DAYTONAレースダイアリー vol.10
- 掲載日/2015年07月17日
- 文/江本 陸(ライター)
サーフィン専門誌の取材で、数人のプロサーファーに普段の練習方法やボディメンテナンスについてインタビューをする機会があった。
プロサーファーである以上、常に勝ちを意識している彼等故、その練習方法も20分間の試合時間を想定した、合理的かつ課題をきっちりと見極めて取り組んでいる。我々サンデーレーサーにとってのレースはあくまでも趣味的な要素が高いが、それでもレースに出る以上は気持ちのどこかで”勝ち”を意識している。
その分練習への取り組み方も先のプロサーファーの練習に負けず劣らず、きっちりと課題を決めて、自分に課した目標をクリアする事に邁進している。
では、自分はどうだろうか? ハッキリ言って練習しないタイプ。目標タイムがあり、レースでは勝ちたいのは当然だが、せいぜいレース間際になって「ヤバイ、練習に行かなきゃ」と大慌てに慌てる始末。しかも毎回である。計画性ゼロ、学習能力もそんなもの。自分でも「よくこんな状態でやってられるな」と、思う次第だ。
6月20日に開催されたMFJ公認レース『筑波ツーリスト・トロフィ(筑波TT)』のNMクラス(600ccを対象としたノーマルミドルクラス)に参戦したのだが、アマチュアレースとは言えST600への登竜門的なレースだけあって、いつものサンデーレースとはムードもレーサー達のレースへの取り組み方にも一段と熱が篭っている様子だった。
そういうレースだけあって、今回ばかりは練習への思いもいつもとは違っていた。がしかし、その内容はけっして順調とは言えなかった。まず1回目の練習は、出がけにハプニングに見舞われ、一枠しか取れなかった練習も半分程度しか走れず、課題をクリアするにはほど遠い結果に。2回目はレインタイヤの準備も乏しく雨の筑波で固唾を呑むばかりだった。3回目の練習は前日の半徹状態の仕事がたたり、時計に目をやると「オーマイゴッド!」練習時間は遙か遠くへと走り去っていた。
レース当日には僕が格別の信頼を置いているNAPS幸浦店のチーフ兼レーシングメカニックの中村氏や、同じDAYTONA使いの土屋市と屈強な仲間達が助っ人に来てくれる手はずだが、これではいい結果を残せる筈も無い。

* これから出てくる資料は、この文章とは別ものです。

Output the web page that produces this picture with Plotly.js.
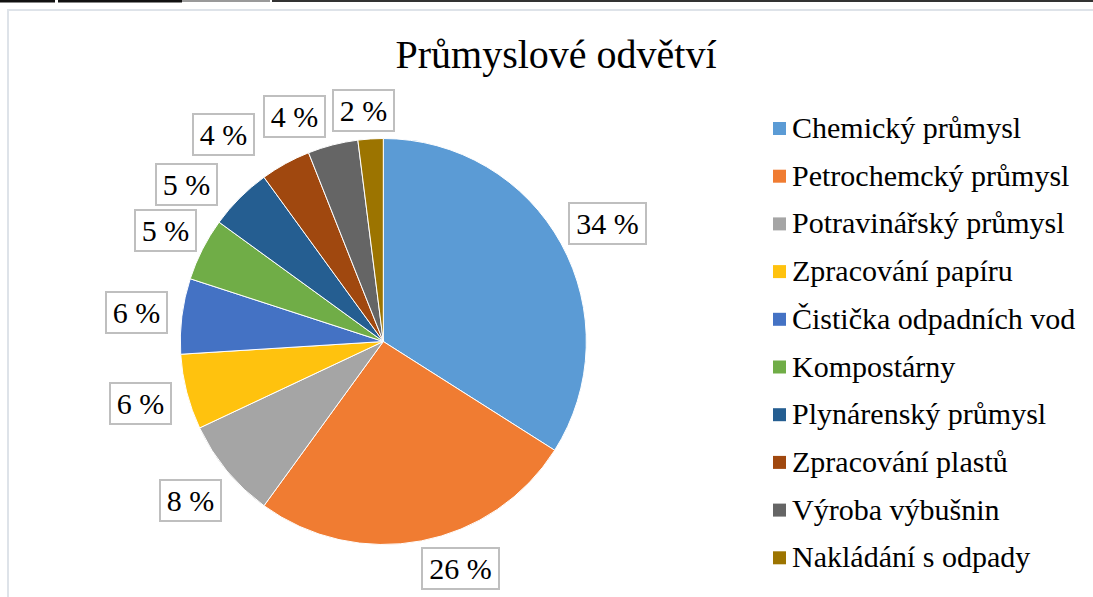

こちらのメンタリティに構う事なく時は流れ、レース本番がやって来た。
奇しくもレース本番では、日頃お世話になっているSUNSTARの菊池氏と、雨の練習日に知り合ったばかりのチー厶F-BEARの飯沼氏と、僕を交え3台ものDAYTONAが揃った。もう、ここまできたら全力でぶつかるしかない! 勇んでグリッドにつく。
レーススタート1分前。レーサー達の心理を代弁するかの様に、高まるエンジン音が周囲に響き渡る。シグナルに一点集中。いざスタート。シールド越しに見定めた2台のDAYTONAは猛烈に攻めまくる、国産車の渦と共にグングンと視界から遠ざかっていく。ラップ数が増す分それに比例するかの様に先を行く軍団との差が「もう勘弁してよ」と言いたくなるほど開いていく。彼等との練習量、そしてレースにかける意気込みと自分自身の差が歴然となった。結果はノックアウトだった。
しかし、レースへの取り組み方という課題をいただき、この日は何ものにも増して“解らされた”レースデイとなった。最終戦となる10月17日の筑波TT、リベンジなるか…。